Hareket kuşkusuz Corbyn ile kaim değil, istifası hareketin sonunu getirmeyecektir, Gary Younge Guardian’da bunun altını çizdi. İşçi Partisi’ne merkezci bir lider atamak isteyenler bu saatten sonra zorlanacaktır. Fakat dünyanın çok kültürlü kentli neoliberalizm karşıtları aynı zamanda Jacobin’in İngiltere editörü Ronan Burtenshaw’ın uyarılarını da dikkate almalı. ABD’nin Pas Kuşağı’nın ya da Kuzey İngiltere’nin eksik istihdam edilen ya da işsiz insanlarının haysiyetlerine basarak, onlara son tahlilde faydalı toplumsal adalet politikaları önermenizin bir karşılığı yok. Verdikleri oyun hangisinin geçerli, hangisinin geçersiz olduğuna siz karar veremezsiniz. Siyaset önerilerinizi oluştururken onları da dinlemek zorundasınız yoksa sağ popülizmle baş etmek mümkün olmayacaktır. Sınıf bilinci neoliberal küreselleşmenin hangi veçheleriyle uğraşacağına dair değerli fikirleri olanların tekelinde değil. Kırk yıldır topluluklarını bir arada tutan kurumlara yönelik saldırıyı deneyimleyenlerin söyleyecek sözü var. Onları dinlemeye gönül indirecek olan varsa…
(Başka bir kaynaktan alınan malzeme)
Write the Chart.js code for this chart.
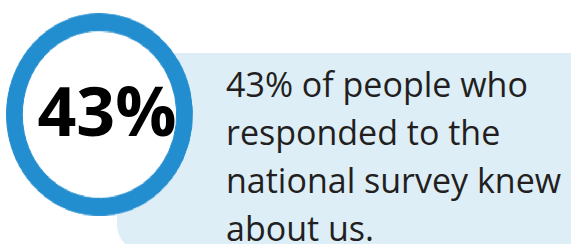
<!DOCTYPE html>
<html lang="en">
<head>
    <meta charset="UTF-8">
    <title>National survey awareness</title>
    <style>
        body {
            margin: 0;
            background-color: white;
            font-family: "Open Sans", sans-serif;
        }
        .stage {
            position: relative;
            width: 571px;
            height: 244px;
            overflow: hidden;
        }
        .panel {
            position: absolute;
            left: 117px;
            top: 53px;
            width: 480px;
            height: 198px;
            background-color: #ddeef7;
            border-radius: 26px;
        }
        .ring {
            position: absolute;
            left: 6px;
            top: 13px;
            width: 187px;
            height: 187px;
            background-color: white;
            border-radius: 50%;
            transform: scaleY(1.086);
            transform-origin: top left;
        }
        .big {
            position: absolute;
            left: 0;
            width: 214px;
            top: 76px;
            text-align: center;
            font-size: 68px;
            line-height: 68px;
            font-weight: bold;
            color: black;
        }
        .caption {
            position: absolute;
            left: 226px;
            top: 59.5px;
            font-size: 34px;
            line-height: 48px;
            color: #231f20;
            white-space: nowrap;
        }
    </style>
    <script src="https://cdn.jsdelivr.net/npm/chart.js"></script>
</head>
<body>
    <div class="stage">
        <div class="panel"></div>
        <div class="ring"><canvas id="ringChart"></canvas></div>
        <div class="big" id="bigValue"></div>
        <div class="caption" id="caption"></div>
    </div>

    <script>
        const labels = ['Knew about us', 'Did not know'];
        const values = [43, 57];
        const captionLines = ['% of people who', 'responded to the', 'national survey knew', 'about us.'];

        document.getElementById('bigValue').innerText = values[0] + '%';
        document.getElementById('caption').innerHTML =
            values[0] + captionLines[0] + '<br>' + captionLines.slice(1).join('<br>');

        // whole ring is one colour, so stroke the segments in it too (hides seams)
        const ctx = document.getElementById('ringChart').getContext('2d');
        const ringChart = new Chart(ctx, {
            type: 'doughnut',
            data: {
                labels: labels,
                datasets: [{
                    data: values,
                    backgroundColor: '#238ecf',
                    borderColor: '#238ecf',
                    borderWidth: 1,
                    hoverOffset: 0
                }]
            },
            options: {
                responsive: true,
                maintainAspectRatio: false,
                animation: false,
                cutout: '83%',
                layout: { padding: 0 },
                plugins: {
                    legend: { display: false },
                    tooltip: { enabled: false }
                }
            }
        });
    </script>
</body>
</html>
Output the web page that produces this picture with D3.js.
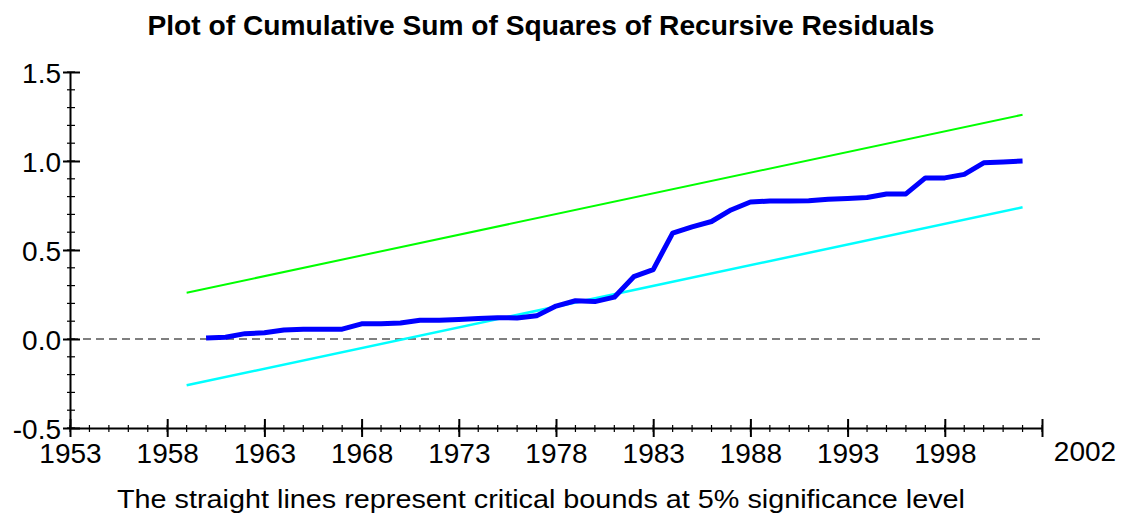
<!DOCTYPE html>
<meta charset="utf-8">
<style>
body{margin:0;background:#fff;}
text{font-family:"Liberation Sans",Arial,sans-serif;fill:#000;}
.title{font-size:28px;font-weight:bold;text-anchor:middle;}
.note{font-size:26px;text-anchor:middle;}
.axis text{font-size:28px;}
.axis path,.axis line{stroke:#000;stroke-width:2px;}
</style>
<body>
<script src="https://cdn.jsdelivr.net/npm/d3@7"></script>
<script>

var years=[1960,1961,1962,1963,1964,1965,1966,1967,1968,1969,1970,1971,1972,1973,1974,1975,1976,1977,1978,1979,1980,
	1981,1982,1983,1984,1985,1986,1987,1988,1989,1990,1991,1992,1993,1994,1995,1996,1997,1998,1999,2000,2001,2002];
var cusumsq=[0.005,0.01,0.03,0.035,0.05,0.055,0.055,0.055,0.085,0.085,0.09,0.105,0.105,0.11,0.115,0.12,0.118,0.13,0.185,0.215,0.21,
	0.235,0.35,0.39,0.595,0.63,0.66,0.725,0.77,0.775,0.775,0.777,0.785,0.79,0.795,0.815,0.815,0.905,0.905,0.925,0.99,0.995,1.0];
var boundYears=[1959,2002];
var upperBound=[0.26,1.26];
var lowerBound=[-0.26,0.74];
var xTicks=[1953,1958,1963,1968,1973,1978,1983,1988,1993,1998];
var yTicks=[-0.5,0.0,0.5,1.0,1.5];

var W=1137,H=519;
var svg=d3.select("body").append("svg").attr("width",W).attr("height",H);

var x=d3.scaleLinear().domain([1953,2003]).range([70,1042]);
var y=d3.scaleLinear().domain([-0.5,1.5]).range([428,72]);

svg.append("text").attr("class","title").attr("x",541).attr("y",35)
	.attr("textLength",787).attr("lengthAdjust","spacingAndGlyphs")
	.text("Plot of Cumulative Sum of Squares of Recursive Residuals");

// zero reference
svg.append("line")
	.attr("x1",x(1953)).attr("x2",x(2003))
	.attr("y1",y(0)).attr("y2",y(0))
	.attr("stroke","#555").attr("stroke-width",1.5).attr("stroke-dasharray","8,5");

// minor ticks
var minorX=d3.range(1953,2004);
svg.append("g").selectAll("line").data(minorX).join("line")
	.attr("x1",d=>x(d)).attr("x2",d=>x(d))
	.attr("y1",y(-0.5)-3).attr("y2",y(-0.5)+4)
	.attr("stroke","#000").attr("stroke-width",1.2);
var minorY=d3.range(-5,16).map(d=>d/10);
svg.append("g").selectAll("line").data(minorY).join("line")
	.attr("x1",x(1953)-3).attr("x2",x(1953)+5)
	.attr("y1",d=>y(d)).attr("y2",d=>y(d))
	.attr("stroke","#000").attr("stroke-width",1.2);

var gx=svg.append("g").attr("class","axis").attr("transform","translate(0,"+y(-0.5)+")")
	.call(d3.axisBottom(x).tickValues(xTicks.concat([2003])).tickFormat(d=>d==2003?"":d3.format("d")(d))
		.tickSizeInner(9).tickSizeOuter(0));
gx.selectAll(".tick line").attr("y1",-9);
gx.selectAll(".tick text").attr("y",35).attr("dy",0);

var fmtY=d=>d3.format(".1f")(d).replace("\u2212","-");
var gy=svg.append("g").attr("class","axis").attr("transform","translate("+x(1953)+",0)")
	.call(d3.axisRight(y).tickValues(yTicks).tickFormat(fmtY)
		.tickSizeInner(10).tickSizeOuter(0).tickPadding(0));
gy.selectAll(".tick line").attr("x1",-7);
gy.selectAll(".tick text").attr("x",-9).attr("text-anchor","end").attr("dy","0.36em");

svg.append("text").attr("class","axis").attr("x",x(2003)+43).attr("y",y(-0.5)+33)
	.attr("text-anchor","middle").style("font-size","28px").text("2002");

var line=d3.line().x(d=>x(d[0])).y(d=>y(d[1]));

svg.append("path").datum(boundYears.map((d,i)=>[d,upperBound[i]]))
	.attr("d",line).attr("fill","none").attr("stroke","#00ff00").attr("stroke-width",2);
svg.append("path").datum(boundYears.map((d,i)=>[d,lowerBound[i]]))
	.attr("d",line).attr("fill","none").attr("stroke","#00ffff").attr("stroke-width",2.5);
svg.append("path").datum(years.map((d,i)=>[d,cusumsq[i]]))
	.attr("d",line).attr("fill","none").attr("stroke","#0000ff").attr("stroke-width",5)
	.attr("stroke-linejoin","round");

svg.append("text").attr("class","note").attr("x",541).attr("y",508)
	.attr("textLength",848).attr("lengthAdjust","spacingAndGlyphs")
	.text("The straight lines represent critical bounds at 5% significance level");
</script>
</body>
</html>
Çok farklı bir konjonktürde aynı öneriyi biraz başka bir bağlamda Türkiye için de yapabiliriz. Mensup olduğunuz statü grubunun hayat tarzını, değerlerini sınıf siyaseti diye ambalajlayarak katma değeri düşük ürünlerde uzmanlaşan bir sanayi ülkesi olan Türkiye’de mavi yakalılara dayatmaya kalkmayın. Bu onları otoriter popülizmin kucağına itmenin garanti bir yoludur. Kuşkusuz, bu emekçilerin şoven ya da mezhepçi eğilimlerine göz yumun demek değildir. Bunlarla tavizsiz mücadele ancak siz de kendi burjuva konfor alanınızdan kopmaya cesaret ettiğinizde mümkün olacaktır. Bunun dışında sadece kültür savaşı ateşine odun taşırsınız.